Omelia in occasione della Messa per il trigesimo del terremoto del 24 agosto

(Qo 11, 9-12,8; Sl 90; Lc 9, 43b-45)
24-09-2016

“Ricordati del tuo creatore nei giorni della tua giovinezza, prima che vengano i giorni tristi e giungano gli anni in cui dovrai dire: Non ci provo alcun gusto”. Qoelet è uno di noi. Non fa sconti alla realtà, ne vede i limiti, presagisce le disillusioni degli uomini, paventa il peggio. Gli resta però un soffio di vita che lo costringe a reagire. In questo interminabile mese che ci lasciamo alle spalle mi sono chiesto spesso che cosa ci direbbero quelli che non sono più tra noi. Non ho trovato una risposta puntuale, se non immaginaria. Ho percepito però un grido che sale dalle tante, troppe, vittime di questo evento catastrofico: non siate superficiali! Non separate mai la giovinezza dalla vecchiaia, l’istante dall’eternità, l’energia dal senso: in altre parole la vita dalla morte. E oggi ce lo ripetono sommessamente: non commettere l’errore di riprendere tutto come se nulla fosse accaduto! Qualcosa è cambiato e definitivamente. Ma non è l’ultima parola. “Insegnaci a contare i nostri giorni e acquisteremo un cuore saggio”, ci ha fatto pregare il salmo 90. Di quale cuore si tratta? Di un cuore che sa ascoltare senza fretta il dolore che permane e logora tutti, introducendo a piene mani stanchezza, impotenza, rabbia.

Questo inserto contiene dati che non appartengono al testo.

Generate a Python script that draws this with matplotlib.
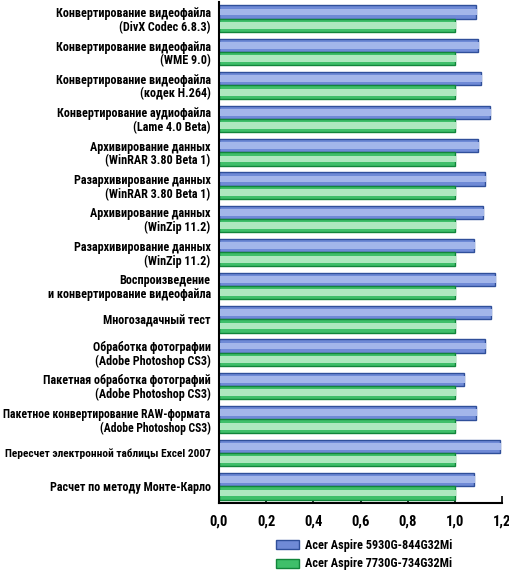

La saggezza, al contrario, ci fa lucidi, vigilanti, sobri. E ci invita a camminare rasoterra senza smettere di guardare in alto. Dobbiamo riprendere a camminare così. Lo dobbiamo, anzitutto, a questa bambina che sta per essere battezzata, ma anche a questi luoghi che già hanno conosciuto l’abbandono e non meritano il deserto.

“Ce la faremo?”. Questa è la domanda che serpeggia nell’animo di tutti i sopravvissuti. Nel Vangelo di Luca, il Maestro ben consapevole di ciò che lo attende incalza i suoi amici che sono distratti e indolenti con parole sferzanti:” Mettetevi bene in mente queste parole: il Figlio dell’uomo sta per essere consegnato nella mani degli uomini”. Sì, anche noi stiamo per essere consegnati nelle mani degli uomini. Più concretamente, nelle mani delle istituzioni che ci hanno assicurato che questi luoghi torneranno a vivere come e meglio di prima. Ma anche nelle mani di chi dovrà tradurre questo impegno senza lasciarsi fuorviare da altri interessi. E soprattutto nelle nostre mani che non possono restare inerti o nostalgiche, ma debbono ritrovare l’energia e la voglia di ricostruire insieme. Soltanto così il soffio vitale che c’è in ognuno di noi tornerà a far risplendere il sole su questa terra. Ne sono un presagio i nostri ragazzi e i nostri bambini, ancorché intontiti e paurosi. Così come li descrive Gianni Rodari: “Tra le tende dopo il terremoto i bambini giocano a palla avvelenata, al mondo, ai quattro cantoni, a guardie e ladri, la vita rimbalza elastica, non vuole altro che vivere”.